- _Stated problem_
Without including any images, repeat the data exactly.

******************************

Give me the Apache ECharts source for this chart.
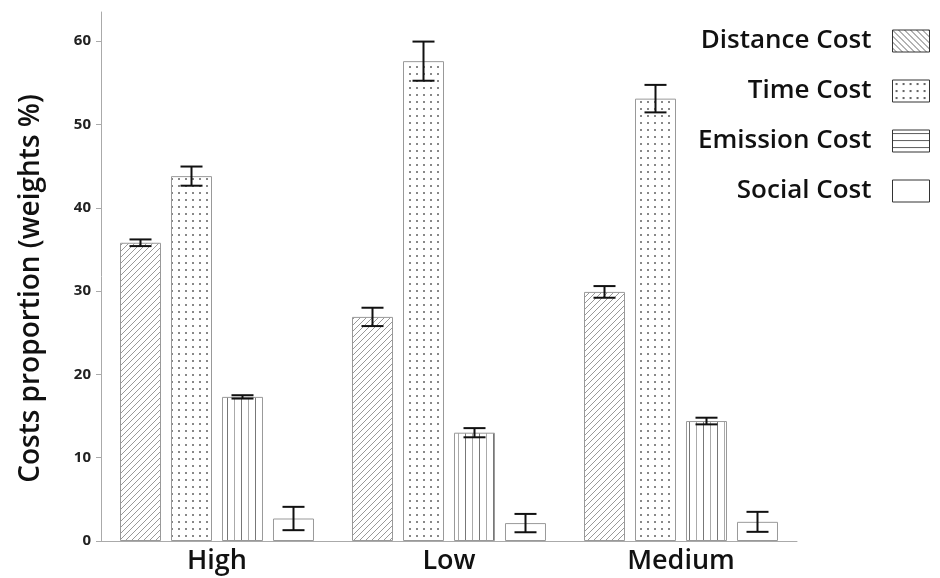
<!DOCTYPE html>
<html>
<head>
<meta charset="utf-8">
<script src="https://cdn.jsdelivr.net/npm/echarts@6/dist/echarts.min.js"></script>
<style>
html,body{margin:0;padding:0;background:#fff;}
#chart{width:940px;height:578px;}
</style>
</head>
<body>
<div id="chart"></div>
<script>
// ---- data ----
const categories = ['High', 'Low', 'Medium'];
const seriesNames = ['Distance Cost', 'Time Cost', 'Emission Cost', 'Social Cost'];
const distanceCost = [35.8, 26.9, 29.9];
const distanceErr  = [0.4, 1.1, 0.7];
const timeCost     = [43.8, 57.6, 53.1];
const timeErr      = [1.15, 2.35, 1.65];
const emissionCost = [17.3, 13.0, 14.4];
const emissionErr  = [0.2, 0.55, 0.4];
const socialCost   = [2.7, 2.15, 2.3];
const socialErr    = [1.4, 1.1, 1.2];
const yTicks = [0, 10, 20, 30, 40, 50, 60];

const values = [distanceCost, timeCost, emissionCost, socialCost];
const errors = [distanceErr, timeErr, emissionErr, socialErr];

// ---- patterns ----
function makeTile(w, h, draw) {
  const c = document.createElement('canvas');
  c.width = w; c.height = h;
  const ctx = c.getContext('2d');
  ctx.fillStyle = '#fff';
  ctx.fillRect(0, 0, w, h);
  draw(ctx, w, h);
  return { image: c, repeat: 'repeat' };
}
function diag(color, forward) {
  return makeTile(6, 6, (ctx, w, h) => {
    ctx.strokeStyle = color; ctx.lineWidth = 1;
    for (let k = -1; k <= 1; k++) {
      ctx.beginPath();
      if (forward) { ctx.moveTo(k * w, h); ctx.lineTo(k * w + w, 0); }
      else { ctx.moveTo(k * w, 0); ctx.lineTo(k * w + w, h); }
      ctx.stroke();
    }
  });
}
function dots(color) {
  return makeTile(7, 7, (ctx) => {
    ctx.fillStyle = color;
    ctx.fillRect(3, 3, 2, 2);
  });
}
function vlines() {
  return makeTile(14, 4, (ctx, w, h) => {
    ctx.fillStyle = '#777'; ctx.fillRect(3, 0, 1, h);
    ctx.fillStyle = '#aaa'; ctx.fillRect(10, 0, 1, h);
  });
}
function hlines() {
  return makeTile(4, 7, (ctx, w, h) => {
    ctx.fillStyle = '#666'; ctx.fillRect(0, 3, w, 1);
  });
}
const barFills = [diag('#999', true), dots('#888'), vlines(), '#fff'];
const legendFills = [diag('#666', false), dots('#666'), hlines(), '#fff'];

const BAR_W = 41, BAR_GAP = 10;
const FONT = '"Open Sans", "Noto Sans", sans-serif';

const series = seriesNames.map((name, i) => ({
  name: name,
  type: 'bar',
  data: values[i],
  barWidth: BAR_W,
  barGap: (BAR_GAP / BAR_W * 100).toFixed(2) + '%',
  itemStyle: { color: barFills[i], borderColor: '#999', borderWidth: 1 },
  emphasis: { disabled: true },
  z: 2
}));

const errData = [];
for (let s = 0; s < values.length; s++) {
  for (let c = 0; c < categories.length; c++) {
    errData.push([c, values[s][c], errors[s][c], s]);
  }
}
series.push({
  type: 'custom',
  name: 'err',
  z: 10,
  silent: true,
  data: errData,
  encode: { x: 0, y: 1 },
  renderItem: function (params, api) {
    const c = api.value(0), v = api.value(1), e = api.value(2), s = api.value(3);
    const n = values.length;
    const total = n * BAR_W + (n - 1) * BAR_GAP;
    const base = api.coord([c, 0]);
    const cx = base[0] - total / 2 + s * (BAR_W + BAR_GAP) + BAR_W / 2;
    const yTop = api.coord([c, v + e])[1];
    const yBot = api.coord([c, v - e])[1];
    const hw = 11;
    const st = { stroke: '#111', lineWidth: 2 };
    return {
      type: 'group',
      children: [
        { type: 'line', shape: { x1: cx, y1: yTop, x2: cx, y2: yBot }, style: st },
        { type: 'line', shape: { x1: cx - hw, y1: yTop, x2: cx + hw, y2: yTop }, style: st },
        { type: 'line', shape: { x1: cx - hw, y1: yBot, x2: cx + hw, y2: yBot }, style: st }
      ]
    };
  }
});

const chart = echarts.init(document.getElementById('chart'), null, { renderer: 'canvas' });
chart.setOption({
  animation: false,
  backgroundColor: '#fff',
  textStyle: { fontFamily: FONT },
  grid: { left: 101, right: 143, top: 12, bottom: 37, containLabel: false },
  legend: {
    orient: 'vertical',
    right: 5,
    top: 20,
    align: 'right',
    icon: 'rect',
    itemWidth: 37,
    itemHeight: 22,
    itemGap: 18,
    selectedMode: false,
    data: seriesNames.map((n, i) => ({
      name: n,
      itemStyle: { color: legendFills[i], borderColor: '#333', borderWidth: 1 }
    })),
    textStyle: {
      fontSize: 26, fontWeight: 600, color: '#111', lineHeight: 32,
      fontFamily: FONT,
      padding: [0, 16, 0, 0]
    }
  },
  xAxis: {
    type: 'category',
    data: categories,
    axisLine: { lineStyle: { color: '#aaa', width: 1 } },
    axisTick: { alignWithLabel: true, length: 5, lineStyle: { color: '#aaa' } },
    axisLabel: { fontSize: 27, color: '#111', margin: 7, fontWeight: 600, fontFamily: FONT },
    splitLine: { show: false }
  },
  yAxis: {
    type: 'value',
    min: 0,
    max: 63.5,
    interval: 10,
    name: 'Costs proportion (weights %)',
    nameLocation: 'middle',
    nameGap: 56,
    nameTextStyle: { fontSize: 28, color: '#111', fontWeight: 600, fontFamily: FONT, padding: [0, 24, 0, 0] },
    axisLine: { show: true, lineStyle: { color: '#aaa', width: 1 } },
    axisTick: { show: true, length: 5, lineStyle: { color: '#aaa' } },
    axisLabel: {
      fontSize: 15, fontWeight: 'bold', color: '#222', margin: 10, fontFamily: FONT,
      showMaxLabel: false,
      formatter: function (v) { return yTicks.indexOf(v) >= 0 ? String(v) : ''; }
    },
    splitLine: { show: false }
  },
  series: series
});
</script>
</body>
</html>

******************************

- _Output of the exercise_
Give me the Apache ECharts source for this chart.
<!DOCTYPE html>
<html>
<head>
<meta charset="utf-8">
<script src="https://cdn.jsdelivr.net/npm/echarts@6/dist/echarts.min.js"></script>
<style>
html,body{margin:0;padding:0;background:#fff;}
#chart{width:940px;height:578px;}
</style>
</head>
<body>
<div id="chart"></div>
<script>
// ---- data ----
const categories = ['High', 'Low', 'Medium'];
const seriesNames = ['Distance Cost', 'Time Cost', 'Emission Cost', 'Social Cost'];
const distanceCost = [35.8, 26.9, 29.9];
const distanceErr  = [0.4, 1.1, 0.7];
const timeCost     = [43.8, 57.6, 53.1];
const timeErr      = [1.15, 2.35, 1.65];
const emissionCost = [17.3, 13.0, 14.4];
const emissionErr  = [0.2, 0.55, 0.4];
const socialCost   = [2.7, 2.15, 2.3];
const socialErr    = [1.4, 1.1, 1.2];
const yTicks = [0, 10, 20, 30, 40, 50, 60];

const values = [distanceCost, timeCost, emissionCost, socialCost];
const errors = [distanceErr, timeErr, emissionErr, socialErr];

// ---- patterns ----
function makeTile(w, h, draw) {
  const c = document.createElement('canvas');
  c.width = w; c.height = h;
  const ctx = c.getContext('2d');
  ctx.fillStyle = '#fff';
  ctx.fillRect(0, 0, w, h);
  draw(ctx, w, h);
  return { image: c, repeat: 'repeat' };
}
function diag(color, forward) {
  return makeTile(6, 6, (ctx, w, h) => {
    ctx.strokeStyle = color; ctx.lineWidth = 1;
    for (let k = -1; k <= 1; k++) {
      ctx.beginPath();
      if (forward) { ctx.moveTo(k * w, h); ctx.lineTo(k * w + w, 0); }
      else { ctx.moveTo(k * w, 0); ctx.lineTo(k * w + w, h); }
      ctx.stroke();
    }
  });
}
function dots(color) {
  return makeTile(7, 7, (ctx) => {
    ctx.fillStyle = color;
    ctx.fillRect(3, 3, 2, 2);
  });
}
function vlines() {
  return makeTile(14, 4, (ctx, w, h) => {
    ctx.fillStyle = '#777'; ctx.fillRect(3, 0, 1, h);
    ctx.fillStyle = '#aaa'; ctx.fillRect(10, 0, 1, h);
  });
}
function hlines() {
  return makeTile(4, 7, (ctx, w, h) => {
    ctx.fillStyle = '#666'; ctx.fillRect(0, 3, w, 1);
  });
}
const barFills = [diag('#999', true), dots('#888'), vlines(), '#fff'];
const legendFills = [diag('#666', false), dots('#666'), hlines(), '#fff'];

const BAR_W = 41, BAR_GAP = 10;
const FONT = '"Open Sans", "Noto Sans", sans-serif';

const series = seriesNames.map((name, i) => ({
  name: name,
  type: 'bar',
  data: values[i],
  barWidth: BAR_W,
  barGap: (BAR_GAP / BAR_W * 100).toFixed(2) + '%',
  itemStyle: { color: barFills[i], borderColor: '#999', borderWidth: 1 },
  emphasis: { disabled: true },
  z: 2
}));

const errData = [];
for (let s = 0; s < values.length; s++) {
  for (let c = 0; c < categories.length; c++) {
    errData.push([c, values[s][c], errors[s][c], s]);
  }
}
series.push({
  type: 'custom',
  name: 'err',
  z: 10,
  silent: true,
  data: errData,
  encode: { x: 0, y: 1 },
  renderItem: function (params, api) {
    const c = api.value(0), v = api.value(1), e = api.value(2), s = api.value(3);
    const n = values.length;
    const total = n * BAR_W + (n - 1) * BAR_GAP;
    const base = api.coord([c, 0]);
    const cx = base[0] - total / 2 + s * (BAR_W + BAR_GAP) + BAR_W / 2;
    const yTop = api.coord([c, v + e])[1];
    const yBot = api.coord([c, v - e])[1];
    const hw = 11;
    const st = { stroke: '#111', lineWidth: 2 };
    return {
      type: 'group',
      children: [
        { type: 'line', shape: { x1: cx, y1: yTop, x2: cx, y2: yBot }, style: st },
        { type: 'line', shape: { x1: cx - hw, y1: yTop, x2: cx + hw, y2: yTop }, style: st },
        { type: 'line', shape: { x1: cx - hw, y1: yBot, x2: cx + hw, y2: yBot }, style: st }
      ]
    };
  }
});

const chart = echarts.init(document.getElementById('chart'), null, { renderer: 'canvas' });
chart.setOption({
  animation: false,
  backgroundColor: '#fff',
  textStyle: { fontFamily: FONT },
  grid: { left: 101, right: 143, top: 12, bottom: 37, containLabel: false },
  legend: {
    orient: 'vertical',
    right: 5,
    top: 20,
    align: 'right',
    icon: 'rect',
    itemWidth: 37,
    itemHeight: 22,
    itemGap: 18,
    selectedMode: false,
    data: seriesNames.map((n, i) => ({
      name: n,
      itemStyle: { color: legendFills[i], borderColor: '#333', borderWidth: 1 }
    })),
    textStyle: {
      fontSize: 26, fontWeight: 600, color: '#111', lineHeight: 32,
      fontFamily: FONT,
      padding: [0, 16, 0, 0]
    }
  },
  xAxis: {
    type: 'category',
    data: categories,
    axisLine: { lineStyle: { color: '#aaa', width: 1 } },
    axisTick: { alignWithLabel: true, length: 5, lineStyle: { color: '#aaa' } },
    axisLabel: { fontSize: 27, color: '#111', margin: 7, fontWeight: 600, fontFamily: FONT },
    splitLine: { show: false }
  },
  yAxis: {
    type: 'value',
    min: 0,
    max: 63.5,
    interval: 10,
    name: 'Costs proportion (weights %)',
    nameLocation: 'middle',
    nameGap: 56,
    nameTextStyle: { fontSize: 28, color: '#111', fontWeight: 600, fontFamily: FONT, padding: [0, 24, 0, 0] },
    axisLine: { show: true, lineStyle: { color: '#aaa', width: 1 } },
    axisTick: { show: true, length: 5, lineStyle: { color: '#aaa' } },
    axisLabel: {
      fontSize: 15, fontWeight: 'bold', color: '#222', margin: 10, fontFamily: FONT,
      showMaxLabel: false,
      formatter: function (v) { return yTicks.indexOf(v) >= 0 ? String(v) : ''; }
    },
    splitLine: { show: false }
  },
  series: series
});
</script>
</body>
</html>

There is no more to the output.